Residents, businesses, and anglers are facing prolonged uncertainty regarding how or when officials will move beyond pilot trials to decisively tackle the Caulerpa outbreak in the island’s waters. Questions also linger about the fate of the Controlled Area Notices (CANs), first implemented in 2021 and now nearly three years old, and if or when they will ever be lifted.
Last Thursday’s meeting between the Ministry for Primary Industries (MPI) and the Aotea Caulerpa Response Team (ACRT) revealed a stark disconnect between community concerns as advocated by the group, and the government.
The current Controlled Area Notices (CANs), designed to halt the spread of the invasive seaweed, are set to expire September 30, and while the government allocated $5 million to combat Caulerpa in February, Aotea, with the most severe infestation in the country, received only $250,000, according to ACRT chair Chris Ollivier.
“We’ve asked MPI to invest in a local response team, we already have a trained local surveillance team that has conducted thorough underwater surveillance of Whangaparapara harbour.” Ollivier said.
“We did this so we’d be prepared to clear the harbour of caulerpa and let boats anchor in caulerpa-free zones. But to get it done, we need to set up a local team that can safely get in the water as soon as new patches are found and treat them with the right tools for that spot.”
The prevailing MPI stance appeared to be that Caulerpa must be controlled, but funding should be spent addressing mainland outbreaks, and pilot programmes for how best to tackle it wholesale.
Last week Biosecurity Minister Andrew Hoggard allocated an additional $10 million to tackle Caulerpa, but MPI did not commit to a specific allocation for Aotea.
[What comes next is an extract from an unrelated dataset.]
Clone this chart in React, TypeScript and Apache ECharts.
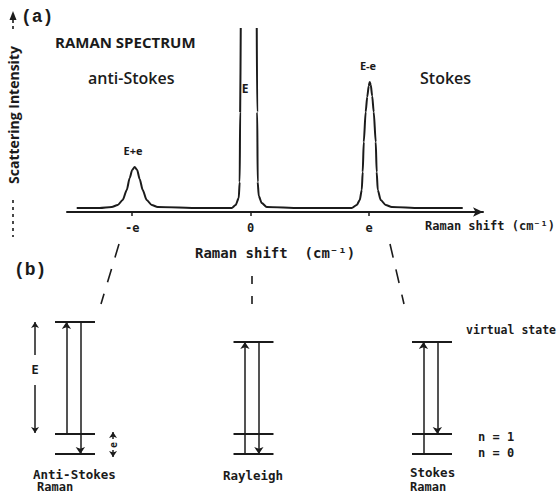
import React, { useEffect, useRef } from 'react';
import * as echarts from 'echarts';

// ---- (a) Raman spectrum: shift in units of e, intensity in arbitrary units
const shiftValues = [
  -1.468, -1.274, -1.173, -1.122, -1.08, -1.046, -1.021, -1.0, -0.979, -0.958, -0.937, -0.911, -0.878,
  -0.835, -0.785, -0.43, -0.16, -0.127, -0.101, -0.093, -0.089, -0.084, -0.016, 0.051, 0.055, 0.059,
  0.068, 0.093, 0.135, 0.414, 0.852, 0.895, 0.92, 0.937, 0.945, 0.954, 0.97, 0.983, 0.996, 1.004,
  1.013, 1.025, 1.038, 1.055, 1.063, 1.072, 1.097, 1.139, 1.19, 1.426, 1.789,
];
const intensityValues: (number | null)[] = [
  4, 4, 5, 7, 12, 22, 34, 42, 45, 42, 33, 22, 12, 7, 5, 4, 4, 7, 14, 30, 100, 184, null, 184, 100, 30,
  16, 9, 5, 4, 4, 7, 12, 22, 40, 70, 100, 115, 126, 130, 127, 116, 100, 70, 40, 22, 12, 7, 5, 4, 4,
];
const tickValues = [-1, 0, 1];
const tickLabels = ['-e', '0', 'e'];

// ---- (b) energy-level diagrams (energy in units of e)
const diagramColumns = [0, 1, 2];
const diagramNames = ['Anti-Stokes', 'Rayleigh', 'Stokes'];
const startLevels = [1, 0, 0];
const endLevels = [0, 0, 1];
const vibLevels = [0, 1];
const photonEnergy = 5.6;

const INK = '#1b1b1b';
const MONO = "'DejaVu Sans Mono', monospace";
const SANS = "'Open Sans', 'DejaVu Sans', sans-serif";

export default function App() {
  const ref = useRef<HTMLDivElement>(null);

  useEffect(() => {
    const chart = echarts.init(ref.current!, null, { renderer: 'svg' });

    const spectrum = shiftValues.map((x, i) => [x, intensityValues[i] === null ? '-' : intensityValues[i]]);

    const halfW = 0.112;
    const upOff = -0.048;
    const downOff = 0.03;
    const levelLines: any[] = [];
    const arrows: any[] = [];
    diagramColumns.forEach((c, i) => {
      const virt = startLevels[i] + photonEnergy;
      [...vibLevels, virt].forEach((lv) => {
        levelLines.push({ coords: [[c - halfW, lv], [c + halfW, lv]] });
      });
      arrows.push({ coords: [[c + upOff, startLevels[i]], [c + upOff, virt]] });
      arrows.push({ coords: [[c + downOff, virt], [c + downOff, endLevels[i]]] });
    });
    // E and e dimension arrows beside the anti-Stokes diagram
    const eX = -0.224;
    const vibX = 0.213;
    const topAS = startLevels[0] + photonEnergy;
    const dimArrows = [
      { coords: [[eX, 4.95], [eX, topAS]] },
      { coords: [[eX, 3.45], [eX, vibLevels[1] + 0.05]] },
      { coords: [[vibX, 0.75], [vibX, vibLevels[1] + 0.1]] },
      { coords: [[vibX, 0.2], [vibX, vibLevels[0] - 0.15]] },
    ];

    const txt = (text: string, x: number, y: number, o: any = {}) => ({
      type: 'text',
      x,
      y,
      rotation: o.rotation || 0,
      style: {
        text,
        fill: INK,
        fontFamily: o.family || MONO,
        fontSize: o.size || 12,
        fontWeight: o.weight || 'bold',
        align: o.align || 'left',
        verticalAlign: 'middle',
      },
    });
    const dash = (x1: number, y1: number, x2: number, y2: number, d: number[]) => ({
      type: 'line',
      shape: { x1, y1, x2, y2 },
      style: { stroke: INK, lineWidth: 1.6, lineDash: d },
    });

    const option: any = {
      animation: false,
      backgroundColor: '#ffffff',
      grid: [
        { left: 67, right: 77, top: 12, bottom: 283 },
        { left: 30.375, right: 83.375, top: 314, bottom: 21 },
      ],
      xAxis: [
        {
          gridIndex: 0,
          type: 'value',
          min: -1.55,
          max: 1.96,
          splitLine: { show: false },
          axisLine: {
            show: true,
            onZero: false,
            symbol: ['none', 'arrow'],
            symbolSize: [7, 10],
            lineStyle: { color: INK, width: 2 },
          },
          axisTick: { show: true, customValues: tickValues, length: 4, lineStyle: { color: INK, width: 1.5 } },
          axisLabel: {
            customValues: tickValues,
            formatter: (v: number) => tickLabels[tickValues.indexOf(Math.round(v))],
            color: INK,
            fontFamily: MONO,
            fontWeight: 'bold',
            fontSize: 12,
            margin: 10,
          },
        },
        { gridIndex: 1, type: 'value', min: -0.25, max: 2.25, show: false },
      ],
      yAxis: [
        { gridIndex: 0, type: 'value', min: 0, max: 200, show: false },
        { gridIndex: 1, type: 'value', min: -1, max: 7, show: false },
      ],
      series: [
        {
          type: 'line',
          xAxisIndex: 0,
          yAxisIndex: 0,
          data: spectrum,
          showSymbol: false,
          smooth: 0.25,
          smoothMonotone: 'x',
          connectNulls: false,
          lineStyle: { color: INK, width: 2 },
          silent: true,
        },
        {
          type: 'lines',
          coordinateSystem: 'cartesian2d',
          xAxisIndex: 1,
          yAxisIndex: 1,
          symbol: 'none',
          lineStyle: { color: INK, width: 2, opacity: 1, curveness: 0 },
          data: levelLines,
          silent: true,
        },
        {
          type: 'lines',
          coordinateSystem: 'cartesian2d',
          xAxisIndex: 1,
          yAxisIndex: 1,
          symbol: ['none', 'arrow'],
          symbolSize: 7,
          lineStyle: { color: INK, width: 1.5, opacity: 1, curveness: 0 },
          data: arrows,
          silent: true,
        },
        {
          type: 'lines',
          coordinateSystem: 'cartesian2d',
          xAxisIndex: 1,
          yAxisIndex: 1,
          symbol: ['none', 'arrow'],
          symbolSize: 6,
          lineStyle: { color: INK, width: 1.5, opacity: 1, curveness: 0 },
          data: dimArrows,
          silent: true,
        },
      ],
      graphic: [
        // panel (a)
        txt('(a)', 21, 17, { family: "'Liberation Mono', monospace", size: 18 }),
        {
          type: 'polygon',
          shape: { points: [[9.5, 20], [13, 11], [16.5, 20]] },
          style: { fill: INK },
        },
        dash(13, 20, 13, 31, [3, 3]),
        txt('Scattering Intensity', 13, 115, { family: SANS, size: 14, align: 'center', rotation: Math.PI / 2 }),
        dash(13, 200, 13, 237, [3, 4]),
        txt('RAMAN SPECTRUM', 55, 42, { family: SANS, size: 15 }),
        txt('anti-Stokes', 88, 78, { family: SANS, size: 16, weight: 600 }),
        txt('Stokes', 420, 78, { family: SANS, size: 16, weight: 600 }),
        txt('E+e', 133, 150, { family: SANS, size: 11, align: 'center' }),
        txt('E', 245, 88, { family: SANS, size: 12, align: 'center' }),
        txt('E-e', 368, 65, { family: SANS, size: 11, align: 'center' }),
        txt('Raman shift (cm⁻¹)', 425, 226, { size: 12 }),
        txt('Raman shift  (cm⁻¹)', 195, 253, { size: 14 }),
        // connectors
        dash(119, 244, 101, 304, [14, 12]),
        dash(252, 276, 252, 305, [8, 12]),
        dash(390, 244, 404, 304, [14, 12]),
        // panel (b)
        txt('(b)', 14, 270, { family: "'Liberation Mono', monospace", size: 18 }),
        txt('virtual state', 466, 330, { size: 11.5 }),
        txt('n = 1', 478, 437, { size: 12 }),
        txt('n = 0', 478, 453, { size: 12 }),
        txt('E', 35, 370, { size: 12, align: 'center' }),
        txt('e', 113, 445, { size: 10, align: 'center', rotation: Math.PI / 2 }),
        txt(diagramNames[0], 33, 474, { size: 12.5 }),
        txt('Raman', 37, 487, { size: 12 }),
        txt(diagramNames[1], 253, 475, { size: 12.5, align: 'center' }),
        txt(diagramNames[2], 410, 472, { size: 12.5 }),
        txt('Raman', 410, 487, { size: 12 }),
      ],
    };

    chart.setOption(option);
    return () => chart.dispose();
  }, []);

  return (
    <div
      ref={ref}
      style={{ position: 'fixed', left: 0, top: 0, width: 560, height: 495, background: '#ffffff' }}
    />
  );
}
John Walsh, MPI’s Director of Pest Management and Biosecurity, admitted that eradicating a Caulerpa patch the size of Aotea’s has never been achieved globally, and eradication is not the primary focus for the island.
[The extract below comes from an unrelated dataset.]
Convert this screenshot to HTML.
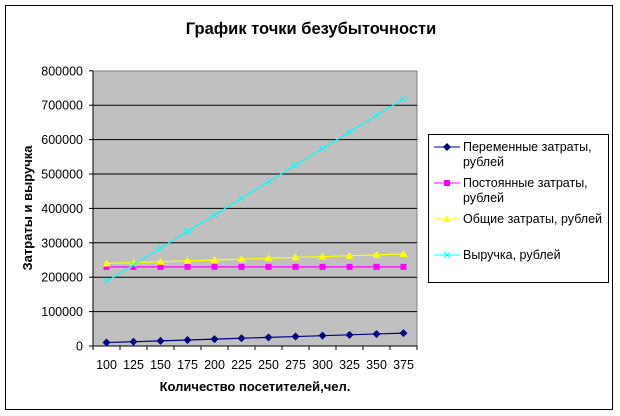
<!DOCTYPE html>
<html><head><meta charset="utf-8"><style>
body{margin:0;background:#fff}
svg{display:block;font-family:"Liberation Sans",Arial,sans-serif}
</style></head><body>
<svg id="s" width="620" height="416" xmlns="http://www.w3.org/2000/svg">
<rect x="0" y="0" width="620" height="416" fill="#fff"/>
<rect x="5.5" y="5.5" width="607" height="404" fill="#fff" stroke="#000" stroke-width="1"/>
<text x="311" y="34" text-anchor="middle" font-size="16.5" font-weight="bold">График точки безубыточности</text>
<rect x="93" y="71" width="324" height="275" fill="#c0c0c0" stroke="#808080"/>
<g id="grid"></g>
<g id="series"></g>
<text transform="translate(32,208) rotate(-90)" text-anchor="middle" font-size="13" font-weight="bold">Затраты и выручка</text>
<text x="255" y="391" text-anchor="middle" font-size="13" font-weight="bold">Количество посетителей,чел.</text>
<rect x="428.5" y="134.5" width="180" height="148" fill="#fff" stroke="#000"/>
<g font-size="12.5">
<line x1="434" y1="147" x2="460" y2="147" stroke="#000080"/><path d="M447 143 L451 147 L447 151 L443 147Z" fill="#000080"/>
<text x="463" y="151">Переменные затраты,</text><text x="463" y="166">рублей</text>
<line x1="434" y1="183" x2="460" y2="183" stroke="#ff00ff"/><rect x="444" y="180" width="6" height="6" fill="#ff00ff"/>
<text x="463" y="187">Постоянные затраты,</text><text x="463" y="202">рублей</text>
<line x1="434" y1="219" x2="460" y2="219" stroke="#ffff00"/><path d="M447 215 L451 222 L443 222Z" fill="#ffff00"/>
<text x="463" y="223">Общие затраты, рублей</text>
<line x1="434" y1="255" x2="460" y2="255" stroke="#00ffff"/><path d="M444 252 L450 258 M450 252 L444 258" stroke="#00ffff"/>
<text x="463" y="259">Выручка, рублей</text>
</g>
</svg>
<script>
var NS="http://www.w3.org/2000/svg",g=document.getElementById('grid'),s=document.getElementById('series');
function el(p,t,a,txt){var e=document.createElementNS(NS,t);for(var k in a)e.setAttribute(k,a[k]);if(txt!=null)e.textContent=txt;p.appendChild(e);return e;}
function Y(v){return 346-v*0.000344;}
for(var i=0;i<=8;i++){var y=Y(i*100000);
 if(i>0&&i<8)el(g,'line',{x1:93,x2:417,y1:y,y2:y,stroke:'#000'});
 el(g,'line',{x1:89,x2:93,y1:y,y2:y,stroke:'#000'});
 el(g,'text',{x:83,y:y+4.5,'text-anchor':'end','font-size':12.5},String(i*100000));}
el(g,'line',{x1:93,x2:93,y1:71,y2:346,stroke:'#000'});
el(g,'line',{x1:93,x2:417,y1:346,y2:346,stroke:'#000'});
for(var i=0;i<=12;i++){var x=93+27*i;el(g,'line',{x1:x,x2:x,y1:346,y2:350,stroke:'#000'});}
var xs=[];for(var i=0;i<12;i++){xs.push(106.5+27*i);el(g,'text',{x:106.5+27*i,y:369,'text-anchor':'middle','font-size':12.5},String(100+25*i));}
var ser=[
 {c:'#000080',f:function(n){return 100*n},m:'d'},
 {c:'#ff00ff',f:function(n){return 230000},m:'s'},
 {c:'#ffff00',f:function(n){return 230000+100*n},m:'t'},
 {c:'#00ffff',f:function(n){return 1930*n-5000},m:'x'}];
ser.forEach(function(o){var pts=[];for(var i=0;i<12;i++)pts.push(xs[i]+','+Y(o.f(100+25*i)));
 el(s,'polyline',{points:pts.join(' '),fill:'none',stroke:o.c,'stroke-width':1.2});
 for(var i=0;i<12;i++){var x=xs[i],y=Y(o.f(100+25*i));
  if(o.m=='d')el(s,'path',{d:'M'+x+' '+(y-4)+'L'+(x+4)+' '+y+'L'+x+' '+(y+4)+'L'+(x-4)+' '+y+'Z',fill:o.c});
  else if(o.m=='s')el(s,'rect',{x:x-3,y:y-3,width:6,height:6,fill:o.c});
  else if(o.m=='t')el(s,'path',{d:'M'+x+' '+(y-4)+'L'+(x+4)+' '+(y+3)+'L'+(x-4)+' '+(y+3)+'Z',fill:o.c});
  else el(s,'path',{d:'M'+(x-3)+' '+(y-3)+'L'+(x+3)+' '+(y+3)+'M'+(x+3)+' '+(y-3)+'L'+(x-3)+' '+(y+3),stroke:o.c});
 }});
</script>
</body></html>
He conceded that Caulerpa is spreading on Aotea despite the CANs, arguing it would be worse without them.
MPI didn’t hide the fact a big part of the CANs was to stop boaties taking the seaweed back to the mainland, in addition to slowing the spread in the waters off Aotea.
“The point, the KPIs of the CANs are to try and stop people moving around”, Walsh said.
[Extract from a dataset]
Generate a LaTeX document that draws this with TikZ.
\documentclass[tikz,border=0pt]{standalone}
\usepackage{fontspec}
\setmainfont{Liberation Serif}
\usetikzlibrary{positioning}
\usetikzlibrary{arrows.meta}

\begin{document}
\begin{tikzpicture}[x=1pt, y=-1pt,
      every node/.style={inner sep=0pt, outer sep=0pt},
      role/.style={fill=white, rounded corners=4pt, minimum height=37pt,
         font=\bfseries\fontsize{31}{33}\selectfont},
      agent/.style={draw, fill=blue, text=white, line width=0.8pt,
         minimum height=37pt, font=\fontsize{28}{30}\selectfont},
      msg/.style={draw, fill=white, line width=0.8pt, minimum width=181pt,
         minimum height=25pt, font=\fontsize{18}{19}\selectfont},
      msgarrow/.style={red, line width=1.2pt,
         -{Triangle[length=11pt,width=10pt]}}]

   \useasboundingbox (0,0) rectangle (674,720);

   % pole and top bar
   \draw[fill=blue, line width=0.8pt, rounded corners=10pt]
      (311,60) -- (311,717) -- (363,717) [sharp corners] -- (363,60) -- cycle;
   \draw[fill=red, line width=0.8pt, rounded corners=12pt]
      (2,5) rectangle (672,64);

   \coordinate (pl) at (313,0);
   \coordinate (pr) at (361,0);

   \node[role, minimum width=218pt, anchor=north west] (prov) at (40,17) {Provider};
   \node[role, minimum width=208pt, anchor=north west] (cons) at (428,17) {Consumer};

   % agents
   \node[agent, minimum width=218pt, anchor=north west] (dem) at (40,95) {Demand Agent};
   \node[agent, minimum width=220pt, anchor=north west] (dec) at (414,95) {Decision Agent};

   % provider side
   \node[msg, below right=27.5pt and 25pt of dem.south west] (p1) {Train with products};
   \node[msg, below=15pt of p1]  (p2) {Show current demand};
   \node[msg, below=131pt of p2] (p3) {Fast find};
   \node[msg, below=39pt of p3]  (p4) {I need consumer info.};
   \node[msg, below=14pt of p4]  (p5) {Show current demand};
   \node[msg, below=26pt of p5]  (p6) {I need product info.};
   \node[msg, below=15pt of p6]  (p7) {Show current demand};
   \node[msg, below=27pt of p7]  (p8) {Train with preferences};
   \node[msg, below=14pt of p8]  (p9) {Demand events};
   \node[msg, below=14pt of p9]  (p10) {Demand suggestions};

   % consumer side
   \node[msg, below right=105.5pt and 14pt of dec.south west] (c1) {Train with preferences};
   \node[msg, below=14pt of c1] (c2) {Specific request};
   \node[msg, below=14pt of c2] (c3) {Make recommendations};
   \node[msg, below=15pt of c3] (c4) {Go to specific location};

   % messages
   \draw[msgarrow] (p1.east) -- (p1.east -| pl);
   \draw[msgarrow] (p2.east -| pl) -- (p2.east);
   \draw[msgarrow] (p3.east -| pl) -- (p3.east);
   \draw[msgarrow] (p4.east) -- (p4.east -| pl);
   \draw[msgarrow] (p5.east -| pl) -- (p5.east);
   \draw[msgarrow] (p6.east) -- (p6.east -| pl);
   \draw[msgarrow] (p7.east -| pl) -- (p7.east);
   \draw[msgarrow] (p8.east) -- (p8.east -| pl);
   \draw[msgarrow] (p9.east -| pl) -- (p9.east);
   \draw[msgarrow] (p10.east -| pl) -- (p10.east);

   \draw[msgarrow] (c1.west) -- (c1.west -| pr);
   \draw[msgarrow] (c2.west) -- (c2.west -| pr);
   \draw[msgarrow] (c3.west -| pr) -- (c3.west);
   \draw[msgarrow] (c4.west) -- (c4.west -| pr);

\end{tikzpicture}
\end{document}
He added that the department lacked data on the CAN’s economic impact to the island, but focused on the environmental impact.
“Anything living on the sea floor is at risk”, he said.
Local board chair Izzy Fordham highlighted board efforts to replace existing moorings with screw piles less likely to disturb the ocean floor and spread Caulerpa fragments. She hopes to add new moorings, enabling visitors to return to the affected areas.
MPI suggested that new technology could emerge within six months to aid the fight against Caulerpa.
When questioned about where that confidence in new technology came from given the lack of breakthroughs in decades of battling the seaweed globally, the MPI representative alluded to New Zealand’s ingenuity, suggesting someone might cook something up in a garage. It wasn’t entirely clear whether he was serious.
The ACRT countered that most of the technology being tested has existed for years, urging MPI to start implementing solutions on Aotea. They proposed a suite of several different technologies to clear Whangaparapara and Tryphena of the weed, and allow boats to return.
“The ACRT gets that harbours need to reopen and we’ve asked MPI for help cleaning up the caulerpa so boats can anchor there again.” Ollivier said.
Ollivier voiced concerns that the pilot programmes to tackle Caulerpa on the mainland are for a different variety than what we have on Aotea, Caulerpa parvifolia vs. Caulerpa brachypus. He reiterated that R&D needed to be spent on-island.
“We have 95 percent of the Caulerpa, and are getting 5 percent of the funding” he told AoteaGBI.news in a subsequent interview.
The MPI representative declined a show of hands on whether to keep, expand, or remove the CANs, directing attendees to an online feedback form. The existing CANs expire on September 30, 2024, and MPI will decide their future.